Now that the second impeachment trial of Trump has concluded and speculation is once again filling the headlines, the democracy question seems yet unsolved. Is it gasping its last breaths or about to embark on a new round of life in the 21st century? We need to remember how young a continuously running democracy in our modern world actually is. The United States of America has existed for 232 years; the next oldest would be Switzerland at 173 years.

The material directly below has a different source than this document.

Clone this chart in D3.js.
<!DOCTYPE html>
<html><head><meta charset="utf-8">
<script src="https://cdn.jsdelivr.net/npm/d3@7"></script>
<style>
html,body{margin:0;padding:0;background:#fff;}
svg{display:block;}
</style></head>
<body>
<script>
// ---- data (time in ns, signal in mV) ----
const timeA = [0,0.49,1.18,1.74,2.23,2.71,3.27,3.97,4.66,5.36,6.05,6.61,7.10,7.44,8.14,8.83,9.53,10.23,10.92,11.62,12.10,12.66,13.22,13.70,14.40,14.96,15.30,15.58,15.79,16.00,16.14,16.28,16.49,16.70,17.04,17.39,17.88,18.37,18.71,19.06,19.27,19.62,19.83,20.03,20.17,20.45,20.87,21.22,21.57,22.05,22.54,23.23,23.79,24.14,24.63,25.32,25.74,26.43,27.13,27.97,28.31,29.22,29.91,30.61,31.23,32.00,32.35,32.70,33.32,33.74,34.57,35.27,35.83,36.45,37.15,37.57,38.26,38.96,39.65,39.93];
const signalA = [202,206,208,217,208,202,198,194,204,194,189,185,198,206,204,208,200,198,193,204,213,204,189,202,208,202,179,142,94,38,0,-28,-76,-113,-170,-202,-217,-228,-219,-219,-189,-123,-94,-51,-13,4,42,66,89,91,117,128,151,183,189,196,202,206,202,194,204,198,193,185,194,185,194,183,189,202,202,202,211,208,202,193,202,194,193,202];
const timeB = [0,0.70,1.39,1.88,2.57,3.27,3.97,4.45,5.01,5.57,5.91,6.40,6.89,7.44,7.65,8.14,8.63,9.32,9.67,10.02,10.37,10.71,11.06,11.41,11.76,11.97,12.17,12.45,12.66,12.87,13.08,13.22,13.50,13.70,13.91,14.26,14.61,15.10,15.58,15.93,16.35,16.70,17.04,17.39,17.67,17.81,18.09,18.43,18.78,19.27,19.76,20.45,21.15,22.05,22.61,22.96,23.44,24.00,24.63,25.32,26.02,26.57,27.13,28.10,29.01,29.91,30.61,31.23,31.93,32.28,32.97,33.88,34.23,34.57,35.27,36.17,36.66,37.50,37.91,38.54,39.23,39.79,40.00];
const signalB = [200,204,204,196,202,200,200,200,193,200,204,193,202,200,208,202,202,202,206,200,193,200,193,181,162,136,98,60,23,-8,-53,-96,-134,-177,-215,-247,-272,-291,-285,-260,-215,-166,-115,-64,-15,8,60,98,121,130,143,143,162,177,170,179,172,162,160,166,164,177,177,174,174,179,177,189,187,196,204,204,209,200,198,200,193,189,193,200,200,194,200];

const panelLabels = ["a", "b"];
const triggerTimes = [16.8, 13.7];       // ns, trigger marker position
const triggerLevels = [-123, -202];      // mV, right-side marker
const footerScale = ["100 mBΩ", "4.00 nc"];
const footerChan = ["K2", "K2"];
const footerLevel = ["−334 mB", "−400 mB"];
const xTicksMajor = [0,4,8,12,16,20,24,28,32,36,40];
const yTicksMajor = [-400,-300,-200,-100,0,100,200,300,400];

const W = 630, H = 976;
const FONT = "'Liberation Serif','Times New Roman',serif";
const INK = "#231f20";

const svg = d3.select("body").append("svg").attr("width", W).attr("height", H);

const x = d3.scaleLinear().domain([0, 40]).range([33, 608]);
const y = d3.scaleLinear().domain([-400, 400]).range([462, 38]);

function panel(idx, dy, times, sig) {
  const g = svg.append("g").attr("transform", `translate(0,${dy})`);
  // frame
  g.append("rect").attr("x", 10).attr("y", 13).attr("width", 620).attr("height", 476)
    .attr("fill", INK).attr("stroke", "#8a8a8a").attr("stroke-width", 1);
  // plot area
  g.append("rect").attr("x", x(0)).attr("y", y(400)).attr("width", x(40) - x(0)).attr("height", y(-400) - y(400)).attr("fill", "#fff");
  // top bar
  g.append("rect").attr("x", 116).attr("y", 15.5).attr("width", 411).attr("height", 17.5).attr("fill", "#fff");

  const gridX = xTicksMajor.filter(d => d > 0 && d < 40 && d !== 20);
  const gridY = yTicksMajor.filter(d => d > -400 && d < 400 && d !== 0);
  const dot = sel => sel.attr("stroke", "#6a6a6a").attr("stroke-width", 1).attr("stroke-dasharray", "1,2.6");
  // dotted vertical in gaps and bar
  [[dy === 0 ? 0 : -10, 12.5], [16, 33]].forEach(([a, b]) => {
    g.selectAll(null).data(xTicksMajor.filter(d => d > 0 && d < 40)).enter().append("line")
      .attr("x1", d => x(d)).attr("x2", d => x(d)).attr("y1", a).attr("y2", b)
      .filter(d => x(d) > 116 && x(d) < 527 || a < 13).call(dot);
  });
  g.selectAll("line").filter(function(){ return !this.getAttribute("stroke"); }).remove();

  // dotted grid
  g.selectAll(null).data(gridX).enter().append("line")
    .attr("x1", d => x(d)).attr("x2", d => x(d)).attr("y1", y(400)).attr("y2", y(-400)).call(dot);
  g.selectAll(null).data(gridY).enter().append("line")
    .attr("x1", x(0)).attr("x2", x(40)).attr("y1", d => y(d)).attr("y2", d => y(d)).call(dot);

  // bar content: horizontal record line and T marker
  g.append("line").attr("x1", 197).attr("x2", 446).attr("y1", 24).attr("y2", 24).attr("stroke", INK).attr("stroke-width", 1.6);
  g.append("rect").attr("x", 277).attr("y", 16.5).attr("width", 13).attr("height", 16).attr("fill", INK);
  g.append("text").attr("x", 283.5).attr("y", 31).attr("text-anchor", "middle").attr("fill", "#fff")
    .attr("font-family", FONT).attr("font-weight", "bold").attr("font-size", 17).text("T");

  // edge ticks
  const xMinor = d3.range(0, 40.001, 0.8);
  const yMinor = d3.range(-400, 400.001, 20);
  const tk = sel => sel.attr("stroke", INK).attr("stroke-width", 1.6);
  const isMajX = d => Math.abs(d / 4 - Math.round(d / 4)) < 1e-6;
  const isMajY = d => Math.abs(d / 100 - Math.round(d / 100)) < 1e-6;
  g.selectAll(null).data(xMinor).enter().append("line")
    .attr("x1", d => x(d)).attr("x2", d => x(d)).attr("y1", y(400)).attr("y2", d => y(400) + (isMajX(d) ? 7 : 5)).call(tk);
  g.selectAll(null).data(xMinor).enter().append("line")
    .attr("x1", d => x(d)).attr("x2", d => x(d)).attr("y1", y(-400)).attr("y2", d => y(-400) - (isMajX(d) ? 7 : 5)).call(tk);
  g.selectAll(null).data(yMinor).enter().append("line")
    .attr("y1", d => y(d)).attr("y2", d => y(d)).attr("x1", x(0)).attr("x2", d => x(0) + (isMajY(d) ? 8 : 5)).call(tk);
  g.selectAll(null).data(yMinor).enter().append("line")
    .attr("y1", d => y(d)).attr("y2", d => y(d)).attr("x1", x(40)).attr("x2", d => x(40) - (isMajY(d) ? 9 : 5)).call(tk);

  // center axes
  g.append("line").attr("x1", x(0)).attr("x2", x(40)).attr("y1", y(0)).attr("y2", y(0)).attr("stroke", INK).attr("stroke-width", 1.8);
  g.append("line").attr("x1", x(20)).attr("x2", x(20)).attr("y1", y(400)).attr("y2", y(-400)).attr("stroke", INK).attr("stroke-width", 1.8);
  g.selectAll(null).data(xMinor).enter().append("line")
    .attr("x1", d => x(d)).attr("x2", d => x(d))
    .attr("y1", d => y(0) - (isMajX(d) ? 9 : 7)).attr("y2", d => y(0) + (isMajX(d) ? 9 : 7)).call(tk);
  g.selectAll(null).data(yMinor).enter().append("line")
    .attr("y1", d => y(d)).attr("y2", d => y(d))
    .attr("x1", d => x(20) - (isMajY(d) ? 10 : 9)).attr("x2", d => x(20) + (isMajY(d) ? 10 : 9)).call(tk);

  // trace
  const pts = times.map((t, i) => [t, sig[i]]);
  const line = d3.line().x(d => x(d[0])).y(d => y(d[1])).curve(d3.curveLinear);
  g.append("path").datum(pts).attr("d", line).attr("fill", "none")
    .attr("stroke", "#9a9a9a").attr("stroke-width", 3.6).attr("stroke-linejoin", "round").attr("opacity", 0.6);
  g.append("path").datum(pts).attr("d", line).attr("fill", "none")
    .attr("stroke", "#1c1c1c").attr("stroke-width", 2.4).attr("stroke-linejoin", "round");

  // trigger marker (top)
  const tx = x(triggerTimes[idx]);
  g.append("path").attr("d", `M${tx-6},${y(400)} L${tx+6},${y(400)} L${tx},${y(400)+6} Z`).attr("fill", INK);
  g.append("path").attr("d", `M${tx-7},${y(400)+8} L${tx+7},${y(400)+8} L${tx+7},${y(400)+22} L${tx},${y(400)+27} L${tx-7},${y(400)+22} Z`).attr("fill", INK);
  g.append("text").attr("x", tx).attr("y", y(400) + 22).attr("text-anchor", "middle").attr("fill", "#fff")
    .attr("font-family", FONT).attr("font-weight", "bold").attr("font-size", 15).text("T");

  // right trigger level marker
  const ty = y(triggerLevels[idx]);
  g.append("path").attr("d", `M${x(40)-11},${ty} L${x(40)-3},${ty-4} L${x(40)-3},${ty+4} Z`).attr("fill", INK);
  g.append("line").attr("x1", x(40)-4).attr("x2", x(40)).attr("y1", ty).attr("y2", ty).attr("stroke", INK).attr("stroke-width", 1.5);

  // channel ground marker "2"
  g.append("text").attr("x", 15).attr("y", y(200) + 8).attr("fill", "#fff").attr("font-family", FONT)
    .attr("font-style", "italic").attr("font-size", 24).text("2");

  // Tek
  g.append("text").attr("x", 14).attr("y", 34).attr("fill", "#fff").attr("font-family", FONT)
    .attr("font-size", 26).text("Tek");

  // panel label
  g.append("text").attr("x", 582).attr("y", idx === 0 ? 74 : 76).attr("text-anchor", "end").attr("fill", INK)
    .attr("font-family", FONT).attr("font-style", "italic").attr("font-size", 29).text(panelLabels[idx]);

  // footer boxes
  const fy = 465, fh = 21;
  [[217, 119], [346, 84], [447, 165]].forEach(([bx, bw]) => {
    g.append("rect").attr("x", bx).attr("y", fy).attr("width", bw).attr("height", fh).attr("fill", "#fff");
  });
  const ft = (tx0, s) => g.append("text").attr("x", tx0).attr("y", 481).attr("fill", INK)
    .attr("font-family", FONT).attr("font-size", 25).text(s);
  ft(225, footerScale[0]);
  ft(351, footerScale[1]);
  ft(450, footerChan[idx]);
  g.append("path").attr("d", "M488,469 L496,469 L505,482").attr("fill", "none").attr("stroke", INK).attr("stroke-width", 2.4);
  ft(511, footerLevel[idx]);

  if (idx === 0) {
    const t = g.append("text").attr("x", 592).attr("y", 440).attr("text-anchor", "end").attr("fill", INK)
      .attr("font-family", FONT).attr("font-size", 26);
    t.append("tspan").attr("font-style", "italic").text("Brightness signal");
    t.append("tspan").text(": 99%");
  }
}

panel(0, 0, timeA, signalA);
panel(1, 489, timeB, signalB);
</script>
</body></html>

Credit must be given where credit is due: the fact that modern democracy has continuously survived for so long is hardly luck or coincidence and suggests an underlying foundational strength that challenges the primal, autocratic “might is right” assumption.
Ideally, democracy requires that elected political elites closely represent their constituencies, that the political culture of political elites reflects the broader political culture – as in the political choices and preferences – of those who have voted them into office. Of course the ideal of this is rarely reached, but it is something to strive for when such “trivialities” as employment, education, health care, race issues, the environment and other concerns are at stake. On one hand elected officials, once in office, can choose to completely ignore the wants and needs of their constituency, but on the other hand they are well aware they do so at the risk of not being re-elected. In most circumstances they need to remember that the more closely their choices reflect the political wishes and needs of their constituencies, the more democratic they are. The opposite is also true: the less that political elites reflect the political wishes and needs of their constituencies, the less democratic they are and the more autocratic they have become. The democracy – autocracy dichotomy has also recently been mentioned by President Biden, who in a recent speech pointed out that “democracy doesn’t happen by accident; you have to defend it, fight for it, strengthen it, renew it.” The very nature of the blunt instrument of representative democracy is to expect challenges, some more threatening than others, and boldly address them, be it over the short term, mid term or long term. Democracy is not born overnight, nor does it always comfortably survive various onslaughts. It is a form of government which is both organic and engineered, no matter if it takes decades or even centuries. And democracy is tenacious: it likes to fight for its survival, and does so through the people who understand its wider implications for the future and throughout the world. So in spite of democracy presently being strengthened and renewed, it appears that for now, the great drama of democracy is over, but democracy itself is not.
1 : King George III reigned from 1760 to 1820 and figured significantly in the US War of Independence. Similar to 20th and 21st century demonstrations, a statue of King George III was pulled down in New York city in 1776.